Jeff Tollefson

Jeff Tollefson, the former venture capitalist, has been named CEO of the Minnesota High Tech Association (MHTA). Tollefson also ran for about a decade the Twin Cities office of Genesys Works, a job-training nonprofit that collaborates with industry. 

Tollefson, 57, succeeds Margaret Anderson Kelliher, who resigned after eight years to lead Minnesota Department of Transportation.

Tollefson, through his work with Genesys Works, also served as chief growth officer for the Houston-based nonprofit, and industry liaison.

 “MHTA must be a respected thought leader, convener and collaborator driving the success of Minnesota’s innovation economy,” he said. “MHTA is not operating to its full potential and I look forward to working with our board and industry partners to deliver higher levels of member value and community impact.  Areas of focus will include building the skilled tech workforce Minnesota companies need for future business success and renewed support of earlier-stage companies and entrepreneurs that are critical to a thriving, innovative tech economy.”

MHTA, through public policy and internships, also is engaged in workforce development for the employee-hungry tech trade.

“Jeff brings excellent experience building, growing and leading organizations, a demonstrated ability to catalyze teams around missions and strategies and great skill in developing and leveraging partnerships,” said Scott Singer, chair of MHTA’s board.

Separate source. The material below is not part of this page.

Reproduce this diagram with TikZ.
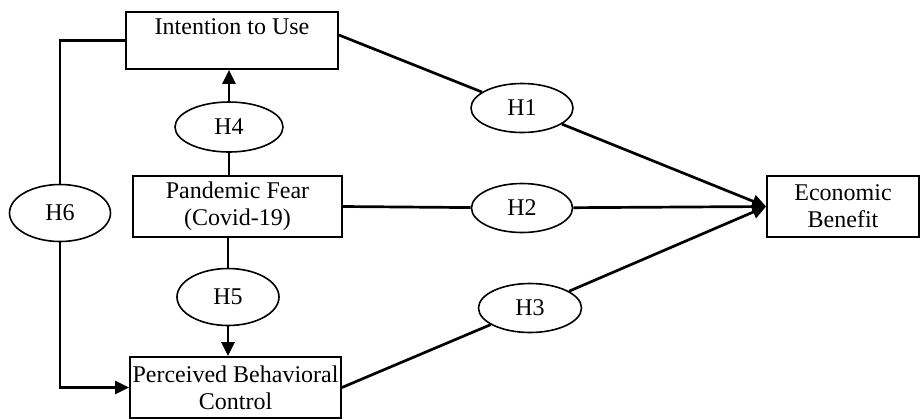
\documentclass[tikz,border=0pt]{standalone}
\usepackage{fontspec}
\setmainfont{Liberation Serif}
\usepackage{xcolor}
\usepackage{tikz}
\usetikzlibrary{arrows.meta,positioning,shapes.geometric,calc}
\definecolor{ink}{HTML}{000000}
\tikzset{
  constructbox/.style={
    rectangle, draw=ink, fill=white, line width=0.9pt,
    minimum width=#1, minimum height=30.5pt,
    font=\fontsize{12}{13.5}\selectfont, align=center,
    inner sep=1pt
  },
  constructbox/.default=105pt,
  hypnode/.style={
    ellipse, draw=ink, fill=white, line width=0.8pt,
    minimum width=51pt, minimum height=24.5pt,
    font=\fontsize{12}{13.5}\selectfont, inner sep=0pt
  },
  pathline/.style={line width=1.35pt, draw=ink},
  patharrow/.style={
    pathline, -{Triangle[length=7pt,width=6.5pt]}
  },
}

\begin{document}
\begin{tikzpicture}[x=0.5pt, y=-0.5pt]
  \useasboundingbox (0,0) rectangle (920,419);
  % constructs
  \node[constructbox=106pt, minimum height=28.5pt] (itu) at (232,40.5) {Intention to Use\\ \mbox{}};
  \node[constructbox=104.5pt] (pf) at (237.5,206.5) {Pandemic Fear\\(Covid-19)};
  \node[constructbox=105.5pt] (pbc) at (235.5,387.5) {Perceived Behavioral\\Control};
  \node[constructbox=76pt] (eb) at (843,206.5) {Economic\\Benefit};
  % hypotheses
  \node[hypnode] (h1) at (522,108) {H1};
  \node[hypnode, minimum width=50.5pt] (h2) at (522,208) {H2};
  \node[hypnode, minimum width=51.5pt] (h3) at (530,308) {H3};
  \node[hypnode, minimum width=54pt, minimum height=25pt] (h4) at (229,127) {H4};
  \node[hypnode, minimum height=28.5pt] (h5) at (228,297) {H5};
  \node[hypnode, minimum width=50.5pt, minimum height=28.5pt] (h6) at (60,213) {H6};
  % paths
  \draw[pathline] ([yshift=2.75pt]itu.east) -- (h1);
  \draw[pathline] (pf.east) -- (h2);
  \draw[pathline] (pbc.east) -- (h3);
  \foreach \h in {h1,h2,h3} { \draw[patharrow] (\h) -- (eb.west); }
  \draw[pathline] (pf.north -| h4) -- (h4);
  \draw[patharrow] (h4) -- (itu.south -| h4);
  \draw[pathline] (pf.south -| h5) -- (h5);
  \draw[patharrow] (h5) -- (pbc.north -| h5);
  \draw[pathline] (itu.west) -| (h6);
  \draw[patharrow] (h6) |- (pbc.west);
\end{tikzpicture}
\end{document}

Tollefson at Genesys helped provide pathways to careers for thousands of low-income high school students through skills training and year-long internships. Tollefson credits the early success of the program to connections and credibility that MHTA provided for its Twin Cities launch in 2008. Genesys Works trains and places about 4,000 students annually in several cities. 

Twenty years ago, Tollefson was a partner in Crescendo Ventures, with offices in the Twin Cities and Silicon Valley. It raised more than $1 billion from investors and boasted a $1.2 billion “profit” in its portfolio when the tech boom busted in 2001-02. Some of the anticipated seven-figure gains disappeared for partners and investors.

"I had tried not to confuse brains with a bull market and I always thought of myself as fortunate ... to invest in a hot market," a reflective Tollefson recalled in 2012. "It sure seemed like easy pickings.You invest in a little communications company and 18 months later it goes public. It looked like life was going to be set financially. To have it all gone in several months was a shock."

Tollefson spent the next six years performing "triage," shutting down hopeless portfolio companies and continuing to invest in other firms that showed promise. He still made a six-figure salary, thanks to Crescendo's 2 percent management fee. 

"I was making money but never feeling like I was earning it," Tollefson said several years ago. "This was a terrible feeling.". 

The Genesys job proved a great way to revive his career and work with young people and industry on building a better economy.

The MHTA job paid nearly $240,000 in 2017.